Archbishop James Wong, Primate of the Indian Ocean has accused the Archbishop of Canterbury of making contradictory statements about homosexuality. “Um, we were being attacked as being a church of homosexuals, Wong said.

“So I brought this concern to the Archbishop of Canterbury, and he said to me, you tell them I have nothing to do with homosexuality. And the Anglican Church will never accept, he will never accept, anything to do with homosexuals.

“And then at the [Church of England] General Synod he approved with their bishops the amendment for the blessing of, people homosexual living in marriage life, in partnership. So there is a dichotomy between what he told me to tell the people in Madagascar and what he did later at the General Center in England.” 
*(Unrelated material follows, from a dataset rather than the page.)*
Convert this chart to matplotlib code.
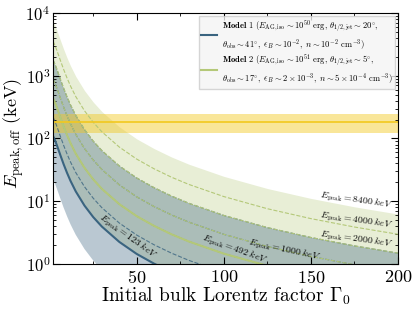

Rennis Ponniah, the former bishop of Singapore and General Secretary of the Global South Fellowship of Anglicans, said that Gafcon and the Global south still needed to reach out to the “revisionist provinces. ”There is this aspect of winning back the people of God, even if they’re nominally the people of God. But God is saying, at this time, I will make you a light to the nations. So I think there’s a lot for us, the Orthodox, to think about what God is saying to us at this particular point in time. So we’ve been, in a way giving attention rightfully to clear teaching and to the state of the House, Israel, if you like, but the nations are waiting, and the darkness is growing. So I think both Gafcon and Global South Fellowship of Anglican churches will be praying and thinking through and keeping the gift of communion.
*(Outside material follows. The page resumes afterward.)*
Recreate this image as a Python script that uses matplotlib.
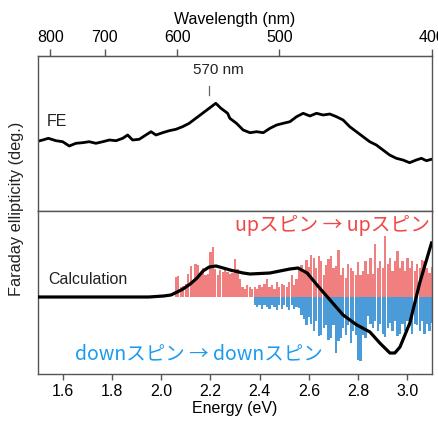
import numpy as np
import matplotlib
matplotlib.use("Agg")
import matplotlib.pyplot as plt

plt.rcParams['font.family'] = ['Liberation Sans', 'Noto Sans CJK JP', 'DejaVu Sans']

# ---- data ----
# FE measured trace: energy (eV), ellipticity (arb.)
fe_energy = [1.492, 1.519, 1.542, 1.573, 1.600, 1.627, 1.654, 1.681, 1.708, 1.735,
             1.763, 1.790, 1.817, 1.844, 1.864, 1.884, 1.911, 1.938, 1.959, 1.979,
             2.006, 2.033, 2.060, 2.087, 2.114, 2.141, 2.168, 2.195, 2.222, 2.243,
             2.270, 2.279, 2.306, 2.333, 2.361, 2.388, 2.415, 2.442, 2.469, 2.496,
             2.523, 2.550, 2.577, 2.604, 2.631, 2.658, 2.685, 2.712, 2.739, 2.766,
             2.793, 2.820, 2.847, 2.874, 2.901, 2.928, 2.955, 2.982, 3.009, 3.036,
             3.057, 3.077, 3.098]
fe_value = [69.3, 71.0, 72.7, 70.3, 69.3, 65.0, 67.7, 68.3, 69.3, 67.7,
            69.3, 71.0, 70.3, 72.7, 76.0, 71.0, 71.7, 76.0, 79.3, 76.0,
            78.3, 80.3, 81.7, 84.3, 87.7, 92.7, 97.7, 102.7, 107.7, 102.7,
            97.7, 92.7, 87.7, 81.0, 78.3, 79.3, 78.3, 82.7, 86.0, 87.7,
            89.3, 94.3, 97.7, 95.0, 97.7, 96.0, 97.0, 94.3, 91.0, 84.3,
            79.3, 74.3, 69.3, 66.0, 61.0, 56.0, 52.7, 51.0, 48.3, 51.0,
            52.7, 50.3, 51.7]

# Calculation curve: energy (eV), value (arb.)
calc_energy = [1.500, 1.750, 1.950, 2.010, 2.040, 2.065, 2.089, 2.118, 2.146, 2.170,
               2.195, 2.223, 2.252, 2.280, 2.333, 2.361, 2.442, 2.523, 2.556, 2.593,
               2.633, 2.686, 2.739, 2.795, 2.848, 2.888, 2.929, 2.949, 2.970, 3.010,
               3.050, 3.098]
calc_value = [0, 0, 0, 1, 2, 5, 8, 13, 19, 26,
              30, 31, 29, 27, 24, 23, 24, 28, 29, 24,
              12, -3, -18, -28, -35, -46, -56, -56, -50, -26,
              14, 54]

# Transition bars
up_energy = np.round(np.arange(2.06, 3.105, 0.01), 2)
up_height = [20, 21, 10, 11, 13, 23, 31, 15, 33, 32,
             24, 29, 22, 23, 45, 50, 28, 22, 27, 25,
             27, 25, 23, 24, 38, 28, 18, 10, 8, 12,
             10, 8, 10, 8, 12, 10, 13, 18, 10, 12,
             8, 15, 10, 13, 12, 10, 15, 22, 12, 18,
             29, 32, 24, 37, 30, 42, 39, 29, 41, 36,
             22, 32, 38, 41, 29, 31, 47, 22, 29, 19,
             33, 29, 26, 22, 35, 22, 26, 36, 23, 39,
             23, 53, 29, 36, 29, 61, 33, 39, 26, 36,
             46, 29, 36, 26, 39, 29, 36, 26, 33, 29,
             37, 36, 29, 24, 30]
down_energy = np.round(np.arange(2.38, 3.105, 0.01), 2)
down_depth = [8, 10, 8, 12, 8, 10, 12, 8, 10, 13,
              8, 12, 8, 10, 13, 8, 12, 10, 11, 18,
              22, 28, 20, 27, 34, 24, 39, 38, 31, 28,
              43, 41, 28, 56, 44, 41, 31, 38, 28, 46,
              34, 38, 63, 64, 38, 41, 19, 27, 31, 24,
              34, 27, 37, 40, 31, 26, 34, 24, 39, 37,
              27, 34, 24, 29, 37, 27, 28, 34, 24, 37,
              27, 34, 26]

wl_ticks = [800, 700, 600, 500, 400]
energy_ticks = [1.6, 1.8, 2.0, 2.2, 2.4, 2.6, 2.8, 3.0]

# ---- figure ----
fig = plt.figure(figsize=(4.38, 4.28), dpi=100)
L, W = 38 / 438, 394 / 438
ax1 = fig.add_axes([L, 1 - 211 / 428, W, 155 / 428])
ax2 = fig.add_axes([L, 1 - 374 / 428, W, 163 / 428], sharex=ax1)

spine_c = '#555555'
for ax in (ax1, ax2):
    for s in ax.spines.values():
        s.set_color(spine_c)
        s.set_linewidth(1.0)
    ax.set_yticks([])
    ax.set_xlim(1.5, 3.1)

# top panel
ax1.plot(fe_energy, fe_value, color='black', lw=2.0, solid_joinstyle='round')
ax1.set_ylim(0, 155)
ax1.tick_params(axis='x', which='both', bottom=False, labelbottom=False)
ax1.text(0.023, 0.58, 'FE', transform=ax1.transAxes, fontsize=11.5,
         va='center', ha='left', color='#222222')
ax1.plot([2.195, 2.195], [116, 125], color='#666666', lw=0.9)
ax1.text(2.232, 141, '570 nm', fontsize=11, ha='center', va='center', color='#222222')

sec = ax1.secondary_xaxis('top', functions=(lambda e: 1239.84 / np.asarray(e, float),
                                             lambda l: 1239.84 / np.asarray(l, float)))
sec.set_xticks(wl_ticks)
sec.set_xticklabels([str(t) for t in wl_ticks])
sec.tick_params(direction='out', length=5, width=1.0, color=spine_c,
                labelsize=11.5, pad=3)
sec.spines['top'].set_color(spine_c)
sec.set_xlabel('Wavelength (nm)', fontsize=11.5, labelpad=4)

# bottom panel
ax2.bar(up_energy, up_height, width=0.0092, color='#f08080', linewidth=0, zorder=1)
ax2.bar(down_energy, [-d for d in down_depth], width=0.0092, color='#4b9bd8',
        linewidth=0, zorder=1)
ax2.plot(calc_energy, calc_value, color='black', lw=2.3, zorder=3)
ax2.set_ylim(-77, 86)
ax2.set_xticks(energy_ticks)
ax2.set_xticklabels([f'{t:.1f}' for t in energy_ticks])
ax2.tick_params(axis='x', direction='out', length=4.5, width=1.0, color=spine_c,
                labelsize=11.5, pad=3)
ax2.set_xlabel('Energy (eV)', fontsize=11.5, labelpad=1)
ax2.text(0.025, 0.577, 'Calculation', transform=ax2.transAxes, fontsize=11.5,
         va='center', ha='left', color='#222222')
jp = ['Noto Sans CJK JP', 'DejaVu Sans']
ax2.text(0.995, 0.908, 'upスピン → upスピン', transform=ax2.transAxes, fontsize=14.2,
         va='center', ha='right', color='#f04848', family=jp)
ax2.text(0.094, 0.123, 'downスピン → downスピン', transform=ax2.transAxes, fontsize=14,
         va='center', ha='left', color='#1a9af0', family=jp)

fig.text(17 / 438, 1 - 209 / 428, 'Faraday ellipticity (deg.)', rotation=90,
         fontsize=11.8, va='center', ha='center', color='#222222')

fig.savefig('out.png', dpi=100)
“So we will work on collaborating. We can work together. We may need to lay a strong foundation, stable and robust.

“So they [Gafcon] have invited us, global south leaders to this conference. We will invite them to our first assembly in Cairo, uh, next year, May 28th to 31st. So there are some already fixed dates mm-hmm. <affirmative>, but I think the process has begun.”

A different take , possibly more cautious, came from Archbishop Foley Beach, chair of Gafcon suggesting that the Global South is “Church” and Gafcon is “parachurch”. 

“The Global South and Gafcon Primates have met and,we’re looking at exactly what that [a re-ordered communion] would mean, and we don’t know yet. Because so much of all of our identities have been wrapped up in being part of the the Canterbury Communion. And, now we can’t do that.”

But in expressing a hesitation in bring the two groups together he said, “The real issue is our core values are are somewhat different in the sense of what we do. And I’ve been trying to think of an analogy that would describe it. Well, and I don’t know if this works around the world, but in my background in the States, we have the church, and then we have parachurch ministries, and they overlap a lot. Gafcon, I would view more like a parachurch ministry in the sense that we’ve been focused on mission; we’ve been focusing on getting the gospel out. We have a special charism of, of rescuing people and providing leadership for them. Global South’s Focus has been on structure, having to create an ecclesiastical, synodical representation, a place where Orthodox can feel at home in a province. 

“We’ve never sought to be a church, so to speak. We’ve sought to be a movement. And does that resonate with, with you guys in, in Australia?”

Foley Beach does have a point, although the para-church analogy may not be apposite – after all both groups are contained in one denomination. But the mind-shift to being an alternative communion raised the question, “is a communion a Church?